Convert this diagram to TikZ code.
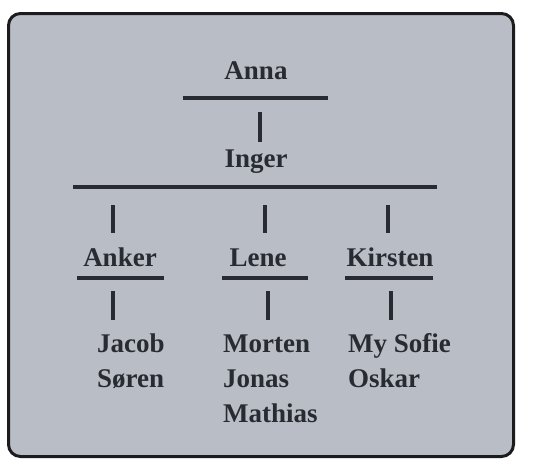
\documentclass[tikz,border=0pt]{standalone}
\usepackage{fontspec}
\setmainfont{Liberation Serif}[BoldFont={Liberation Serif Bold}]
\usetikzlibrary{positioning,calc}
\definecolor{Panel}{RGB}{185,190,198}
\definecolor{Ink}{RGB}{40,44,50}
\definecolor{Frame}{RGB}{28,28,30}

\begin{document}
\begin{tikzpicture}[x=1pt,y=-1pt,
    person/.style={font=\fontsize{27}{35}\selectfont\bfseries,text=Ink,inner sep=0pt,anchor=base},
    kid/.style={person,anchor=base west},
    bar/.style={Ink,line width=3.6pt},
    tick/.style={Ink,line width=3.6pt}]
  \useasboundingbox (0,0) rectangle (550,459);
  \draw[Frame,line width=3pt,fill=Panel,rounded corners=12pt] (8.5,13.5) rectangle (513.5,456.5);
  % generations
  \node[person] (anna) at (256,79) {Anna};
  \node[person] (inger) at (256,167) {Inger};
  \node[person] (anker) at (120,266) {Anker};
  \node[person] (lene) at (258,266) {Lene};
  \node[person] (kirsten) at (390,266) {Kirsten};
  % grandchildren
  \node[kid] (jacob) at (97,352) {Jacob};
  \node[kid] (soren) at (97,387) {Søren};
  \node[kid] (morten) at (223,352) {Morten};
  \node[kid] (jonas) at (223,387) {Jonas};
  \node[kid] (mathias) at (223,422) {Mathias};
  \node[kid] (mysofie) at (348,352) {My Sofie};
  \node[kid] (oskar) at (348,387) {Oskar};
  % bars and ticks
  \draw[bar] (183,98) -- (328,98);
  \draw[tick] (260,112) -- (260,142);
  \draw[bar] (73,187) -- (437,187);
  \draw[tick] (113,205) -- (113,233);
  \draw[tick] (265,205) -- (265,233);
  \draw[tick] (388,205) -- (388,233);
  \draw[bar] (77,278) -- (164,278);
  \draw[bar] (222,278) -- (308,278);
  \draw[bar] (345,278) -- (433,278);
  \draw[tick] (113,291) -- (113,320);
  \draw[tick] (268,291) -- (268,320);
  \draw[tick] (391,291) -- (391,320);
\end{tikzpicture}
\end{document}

________________________

What needs to be done = Quote the data above in full and without alteration; skip the pictures.

Task output =
Convert this diagram to TikZ code.
\documentclass[tikz,border=0pt]{standalone}
\usepackage{fontspec}
\setmainfont{Liberation Serif}[BoldFont={Liberation Serif Bold}]
\usetikzlibrary{positioning,calc}
\definecolor{Panel}{RGB}{185,190,198}
\definecolor{Ink}{RGB}{40,44,50}
\definecolor{Frame}{RGB}{28,28,30}

\begin{document}
\begin{tikzpicture}[x=1pt,y=-1pt,
    person/.style={font=\fontsize{27}{35}\selectfont\bfseries,text=Ink,inner sep=0pt,anchor=base},
    kid/.style={person,anchor=base west},
    bar/.style={Ink,line width=3.6pt},
    tick/.style={Ink,line width=3.6pt}]
  \useasboundingbox (0,0) rectangle (550,459);
  \draw[Frame,line width=3pt,fill=Panel,rounded corners=12pt] (8.5,13.5) rectangle (513.5,456.5);
  % generations
  \node[person] (anna) at (256,79) {Anna};
  \node[person] (inger) at (256,167) {Inger};
  \node[person] (anker) at (120,266) {Anker};
  \node[person] (lene) at (258,266) {Lene};
  \node[person] (kirsten) at (390,266) {Kirsten};
  % grandchildren
  \node[kid] (jacob) at (97,352) {Jacob};
  \node[kid] (soren) at (97,387) {Søren};
  \node[kid] (morten) at (223,352) {Morten};
  \node[kid] (jonas) at (223,387) {Jonas};
  \node[kid] (mathias) at (223,422) {Mathias};
  \node[kid] (mysofie) at (348,352) {My Sofie};
  \node[kid] (oskar) at (348,387) {Oskar};
  % bars and ticks
  \draw[bar] (183,98) -- (328,98);
  \draw[tick] (260,112) -- (260,142);
  \draw[bar] (73,187) -- (437,187);
  \draw[tick] (113,205) -- (113,233);
  \draw[tick] (265,205) -- (265,233);
  \draw[tick] (388,205) -- (388,233);
  \draw[bar] (77,278) -- (164,278);
  \draw[bar] (222,278) -- (308,278);
  \draw[bar] (345,278) -- (433,278);
  \draw[tick] (113,291) -- (113,320);
  \draw[tick] (268,291) -- (268,320);
  \draw[tick] (391,291) -- (391,320);
\end{tikzpicture}
\end{document}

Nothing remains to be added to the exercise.